Sunday, June 14, 2020

Chicago’s Walmart Plea

After the riots, the city begs the company it once shunned to stay

WSJ editorial.
"Walmart spent years fighting local politicians to build new stores in Chicago, and it finally won approval in 2010 after paying off unions and liberal groups with a “community benefits agreement.” It now ranks among the largest employers in Chicago’s heavily minority south and west sides and throws off hundreds of millions of dollars in tax revenue for state and city politicians to spend. But after last week’s riots, Walmart seems to be having second thoughts about business in Chicago. 

Many large retailers including Walmart, Walgreens and Target had their stores heavily damaged and looted in the riots. During a conference call last week, Mayor Lori Lightfoot begged them not to bail on the city. Walmart wouldn’t commit to reopening damaged stores. “We are assessing each location to understand our ability to do that,” a Walmart representative said.

“I got a resounding, ‘Mayor, this is our city, this is our home,’ from a lot of other retailers and I would hope that Walmart would follow suit,” Ms. Lightfoot later said. Politicians are worried about the harm to low-income and minority communities from lost jobs and a dearth of fresh food if Walmart closes stores. “It’s a much-needed resource and invaluable store for our community,” Alderman Howard Brookins told Crain’s Chicago.
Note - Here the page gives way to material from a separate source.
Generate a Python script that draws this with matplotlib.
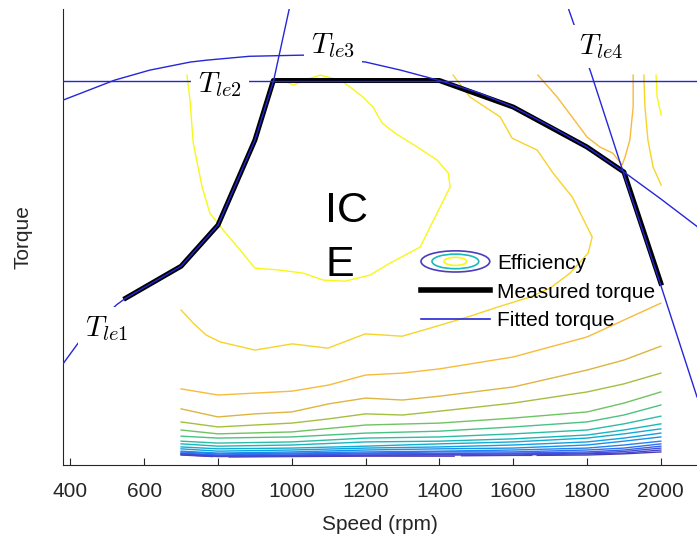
import numpy as np
import matplotlib
matplotlib.use("Agg")
import matplotlib.pyplot as plt
from matplotlib.colors import LinearSegmentedColormap, Normalize
from matplotlib.legend_handler import HandlerBase
from matplotlib.patches import Ellipse, Patch
from matplotlib.lines import Line2D

plt.rcParams['font.family'] = ['Liberation Sans', 'DejaVu Sans']
plt.rcParams['mathtext.fontset'] = 'cm'

# measured full-load torque curve (rpm, Nm)
meas_rpm = [550, 700, 800, 900, 950, 1400, 1600, 1800, 1900, 2000]
meas_T = [434, 517, 624, 845, 1000, 1000, 931, 827, 762, 473]

# fitted torque segments
fit1_rpm = [380, 421, 470, 527, 550, 700, 800]
fit1_T = [263, 317, 369, 418, 434, 517, 624]
fit2_rpm = [800, 900, 951, 993, 1000]
fit2_T = [624, 845, 1001, 1186, 1220]
fitmax_rpm = [380, 2100]
fitmax_T = [1000, 1000]
fit3_rpm = [380, 520, 615, 725, 770, 885, 1030, 1200, 1295, 1400, 1510, 1600, 1700, 1800, 1900, 2000, 2100]
fit3_T = [949, 1001, 1027, 1048, 1053, 1063, 1066, 1048, 1027, 1000, 967, 931, 881, 827, 762, 692, 619]
fit4_rpm = [1742, 1751, 1811, 1898, 1998, 2098]
fit4_T = [1212, 1183, 1019, 762, 473, 177]

# labels of the fitted segments (rpm, Nm)
lbl_text = [r'$T_{le1}$', r'$T_{le2}$', r'$T_{le3}$', r'$T_{le4}$']
lbl_rpm = [498, 806, 1111, 1837]
lbl_T = [354, 989, 1091, 1089]

# efficiency contour lines
nan = np.nan
eff_inner = 0.44
inner_rpm = [716, 724, 733, 757, 778, 814, 860, 900, 968, 1031, 1085, 1144, 1212, 1266, 1348, 1380,
             1402, 1429, 1424, 1394, 1340, 1280, 1245, 1220, 1193, 1158, 1131, 1077, 1050, 1004, 976]
inner_T = [1014, 949, 837, 723, 655, 611, 559, 512, 507, 499, 481, 478, 494, 525, 567, 629,
           671, 723, 759, 793, 827, 863, 889, 931, 957, 983, 1001, 1014, 1006, 988, 1001]

eff_a = 0.42
a_rpm = [700, 733, 768, 806, 900, 1001, 1098, 1199, 1299, 1375, 1483, 1565, 1646, 1700, 1754, 1803,
         1814, 1760, 1708, 1665, 1597, 1565, 1483, 1437]
a_T = [403, 369, 338, 320, 299, 315, 304, 341, 335, 356, 387, 413, 437, 460, 499, 551,
       593, 697, 759, 819, 850, 905, 957, 1014]

eff_v = 0.40
v_rpm = [1667, 1719, 1762, 1800, 1835, 1870, 1895, 1903, 1916, 1925, 1925]
v_T = [1014, 957, 902, 853, 827, 811, 780, 801, 845, 931, 1014]
eff_o3 = 0.42
o3_rpm = [1954, 1957, 1965, 1979, 2001]
o3_T = [1014, 931, 845, 775, 728]
eff_o4 = 0.44
o4_rpm = [1987, 1990, 2001]
o4_T = [1014, 957, 910]

rpm_12 = [700, 800, 900, 1000, 1100, 1200, 1300, 1400, 1600, 1800, 1900, 2000]
b_T = [198, 182, 187, 192, 208, 234, 239, 250, 281, 333, 377, 421]
c_T = [146, 125, 133, 138, 159, 174, 169, 179, 203, 247, 273, 309]
d_T = [112, 99, 104, 109, 120, 133, 130, 140, 161, 190, 211, 239]

rpm_9 = [700, 800, 1000, 1200, 1400, 1600, 1800, 1900, 2000]
e_T = [91, 81, 86, 104, 109, 122, 138, 161, 190]
f_T = [75, 70, 73, 83, 88, 99, 112, 130, 156]
g_T = [62, 57, 60, 70, 73, 81, 91, 107, 127]
h_T = [55, 49, 52, 60, 62, 68, 78, 91, 107]
i_T = [47, 42, 44, 49, 55, 60, 70, 81, 94]
j_T = [42, 36, 39, 44, 47, 52, 60, 70, 83]
k_T = [36, 31, 34, 39, 42, 44, 52, 62, 73]
l_T = [34, 29, 31, 34, 36, 39, 44, 52, 62]
m_T = [31, 26, 29, 31, 34, 34, 39, 44, 55]
n_T = [30, 25, 26, 29, 30, 31, 34, 39, 49]
o_T = [29, 23, 25, 26, 27, 29, 31, 35, 44]
p_T = [27, 22, 23, 25, 26, 26, 29, 31, 39]
q_rpm = [700, 785, nan, 830, 1000, 1200, 1400, 1440, nan, 1460, 1600, 1650, nan, 1665, 1800, 1900, 2000]
q_T = [26, 22, nan, 21, 22, 23, 23, 23, nan, 24, 25, 25, nan, 25, 26, 29, 34]

low_eff = [0.36, 0.38, 0.40]  # d, c, b
band_eff = [0.34, 0.32, 0.30, 0.28, 0.26, 0.24, 0.22, 0.20, 0.18, 0.16, 0.14, 0.12]  # e..p
eff_q = 0.10

contours = [(inner_rpm, inner_T, eff_inner), (a_rpm, a_T, eff_a), (v_rpm, v_T, eff_v),
            (o3_rpm, o3_T, eff_o3), (o4_rpm, o4_T, eff_o4), (q_rpm, q_T, eff_q)]
for T, e in zip([d_T, c_T, b_T], low_eff):
    contours.append((rpm_12, T, e))
for T, e in zip([e_T, f_T, g_T, h_T, i_T, j_T, k_T, l_T, m_T, n_T, o_T, p_T], band_eff):
    contours.append((rpm_9, T, e))

cmap = LinearSegmentedColormap.from_list('parula_like', [
    (0.00, (0.30, 0.22, 0.72)),
    (0.20, (0.22, 0.40, 0.95)),
    (0.40, (0.05, 0.62, 0.90)),
    (0.55, (0.10, 0.73, 0.72)),
    (0.68, (0.35, 0.77, 0.45)),
    (0.76, (0.62, 0.75, 0.25)),
    (0.84, (0.93, 0.70, 0.25)),
    (0.90, (0.99, 0.74, 0.22)),
    (0.95, (0.96, 0.85, 0.15)),
    (1.00, (0.97, 0.97, 0.10))])
norm = Normalize(0.10, 0.44)

fit_color = '#2626d9'
dark = '#262626'

fig = plt.figure(figsize=(6.97, 5.41), dpi=100)
ax = fig.add_axes([63 / 697, 76 / 541, 634 / 697, 456 / 541])

for rpm, T, e in contours:
    ax.plot(rpm, T, color=cmap(norm(e)), lw=1, zorder=1)

ax.plot(meas_rpm, meas_T, color='black', lw=3.6, solid_joinstyle='round', zorder=2)
for rpm, T in [(fit1_rpm, fit1_T), (fit2_rpm, fit2_T), (fitmax_rpm, fitmax_T),
               (fit3_rpm, fit3_T), (fit4_rpm, fit4_T)]:
    ax.plot(rpm, T, color=fit_color, lw=1.0, zorder=3)

for s, x, y in zip(lbl_text, lbl_rpm, lbl_T):
    ax.text(x, y, s, fontsize=21, ha='center', va='center', zorder=4,
            bbox=dict(fc='white', ec='none', pad=5))

ax.text(1090, 712, 'IC\nE', fontsize=31, ha='left', va='top', linespacing=1.45, zorder=4)

ax.set_xlim(380, 2098)
ax.set_ylim(0, 1186)
ax.set_xticks(range(400, 2001, 200))
ax.set_yticks([])
ax.tick_params(axis='x', direction='in', length=5, width=0.8, labelsize=15, pad=12,
               colors=dark)
for side in ['top', 'right']:
    ax.spines[side].set_visible(False)
for side in ['left', 'bottom']:
    ax.spines[side].set_color(dark)
    ax.spines[side].set_linewidth(0.8)
ax.set_xlabel('Speed (rpm)', fontsize=15, color=dark, labelpad=10)
ax.set_ylabel('Torque', fontsize=15, color=dark, labelpad=22)


class EllipseHandler(HandlerBase):
    def create_artists(self, legend, orig_handle, xdescent, ydescent, width, height,
                       fontsize, trans):
        cx, cy = width / 2 - xdescent, height / 2 - ydescent
        arts = []
        for fw, fh, c in [(1.0, 1.45, cmap(0.02)), (0.68, 1.0, cmap(0.55)),
                          (0.33, 0.55, cmap(1.0))]:
            arts.append(Ellipse((cx, cy), width * fw, height * fh, fill=False,
                                edgecolor=c, lw=1.2, transform=trans))
        return arts


eff_proxy = Patch()
meas_proxy = Line2D([], [], color='black', lw=4)
fit_proxy = Line2D([], [], color=fit_color, lw=1.2)
ax.legend(handles=[eff_proxy, meas_proxy, fit_proxy],
          labels=['Efficiency', 'Measured torque', 'Fitted torque'],
          handler_map={eff_proxy: EllipseHandler()},
          loc='center left', bbox_to_anchor=(421 / 697, 1 - 292 / 541),
          bbox_transform=fig.transFigure, frameon=False, fontsize=15,
          handlelength=3.3, handletextpad=0.35, borderpad=0, borderaxespad=0,
          labelspacing=0.47)

fig.savefig('out.png', dpi=100)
Some Walmart stores were already struggling to make money due to the city’s high taxes and onerous labor regulations. Chicago has the third highest commercial property tax rate among large U.S. cities after Detroit and New York City. For years politicians have been overtaxing businesses to pay for worker pensions, and higher taxes are guaranteed since pensions remain severely underfunded.

The customer base may also be shrinking as the non-rich flee Chicago. A University of Illinois at Chicago study this year found that 42,505 African-Americans left Chicago between 2010 and 2016 (the latest data). “Under-resourced or closing schools, rising rents, violence, and few economic opportunities characterize the conditions in many majority black neighborhoods in the city’s South and West Sides and are contributing to the exodus of residents and families from these communities,” the report noted.

Chicago’s population has shrunk by about 33,000 over the last five years—nearly three times more than Detroit’s. What a sad irony that the Chicago politicians who disdained Walmart for so long now beg the company to stay even as bad governance and crime drive more people away."